Just a quick follow up on my colleague Lily Braunholtz's piece on the widening scope of the Quincecare duty following the Court of Appeal's decision in Philipp v Barclays Bank UK plc plc  EWCA Civ 318 in March 2022.
It has now been confirmed that the Supreme Court has granted permission to appeal the Court of Appeal's judgment in the Philipp case (UKSC 2022/0075).

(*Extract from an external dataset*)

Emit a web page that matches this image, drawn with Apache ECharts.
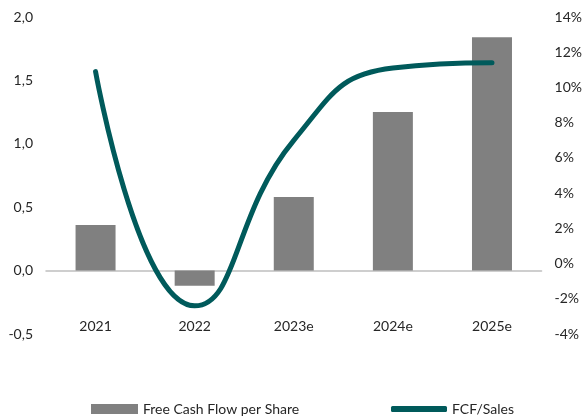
<!DOCTYPE html>
<html>
<head>
<meta charset="utf-8">
<script src="https://cdn.jsdelivr.net/npm/echarts@6/dist/echarts.min.js"></script>
<style>html,body{margin:0;padding:0;background:#fff}#c{width:585px;height:418px}</style>
</head>
<body>
<div id="c"></div>
<script>
var categories = ['2021', '2022', '2023e', '2024e', '2025e'];
var fcfPerShare = [0.36, -0.12, 0.58, 1.25, 1.84];
var fcfSales = [10.9, -2.4, 7.0, 11.1, 11.4];
var leftTicks = { min: -0.5, max: 2.0, interval: 0.5 };
var rightTicks = { min: -4, max: 14, interval: 2 };

var font = 'Lato, "Open Sans", sans-serif';
var txt = '#262626';
var chart = echarts.init(document.getElementById('c'));
chart.setOption({
  animation: false,
  grid: { left: 46, right: 43, top: 17, bottom: 84 },
  legend: [
    { left: 86, top: 397, data: ['Free Cash Flow per Share'], icon: 'rect', itemWidth: 47, itemHeight: 10,
      textStyle: { fontFamily: font, fontSize: 14, color: txt } },
    { left: 386, top: 397, data: ['FCF/Sales'], icon: 'roundRect', itemWidth: 56, itemHeight: 6,
      textStyle: { fontFamily: font, fontSize: 14, color: txt } }
  ],
  xAxis: [
    { type: 'category', data: categories, axisLine: { onZero: true, lineStyle: { color: '#bfbfbf', width: 1.5 } },
      axisTick: { show: false }, axisLabel: { show: false } },
    { type: 'category', data: categories, position: 'bottom', offset: -23, axisLine: { show: false, onZero: false },
      axisTick: { show: false }, axisLabel: { fontFamily: font, fontSize: 14, color: txt, margin: 8 } }
  ],
  yAxis: [
    { type: 'value', min: leftTicks.min, max: leftTicks.max, interval: leftTicks.interval,
      splitLine: { show: false }, axisLine: { show: false }, axisTick: { show: false },
      axisLabel: { fontFamily: font, fontSize: 14, color: txt, margin: 13,
        formatter: function (v) { return v.toFixed(1).replace('.', ','); } } },
    { type: 'value', min: rightTicks.min, max: rightTicks.max, interval: rightTicks.interval,
      splitLine: { show: false }, axisLine: { show: false }, axisTick: { show: false },
      axisLabel: { fontFamily: font, fontSize: 14, color: txt, margin: 13,
        formatter: function (v) { return v + '%'; } } }
  ],
  series: [
    { name: 'Free Cash Flow per Share', type: 'bar', data: fcfPerShare, barWidth: 40,
      itemStyle: { color: '#808080' }, xAxisIndex: 0, yAxisIndex: 0 },
    { name: 'FCF/Sales', type: 'line', data: fcfSales, smooth: 0.5, showSymbol: false, symbol: 'none',
      lineStyle: { color: '#005a5b', width: 5, cap: 'round' }, itemStyle: { color: '#005a5b' },
      xAxisIndex: 0, yAxisIndex: 1 }
  ]
});
</script>
</body>
</html>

In its judgment, the Court of Appeal held that the Quincecare duty was capable of applying in a situation where the bank is on inquiry that a customer's payment instruction is an attempt to misappropriate funds as a result of APP fraud. As such the duty was not restricted to circumstances, as claimed for the bank, where the bank is instructed by an agent on behalf of the bank's corporate customer rather than directly by an individual customer. The duty should also not be limited by concerns that its imposition might be unduly onerous on the bank or the banking system, and that evidence must be brought in support of any such claim. The court found, in principle, that a relevant duty of care could arise in the case of a customer instructing their bank to make a payment where that customer was the victim of an APP fraud, and that a trial was required in order to decide whether such a duty arose in this particular circumstance.
We wait to see whether an appeal is brought, and if the Supreme Court decide to limit the potentially wide-ranging effect of the Court of Appeal decision.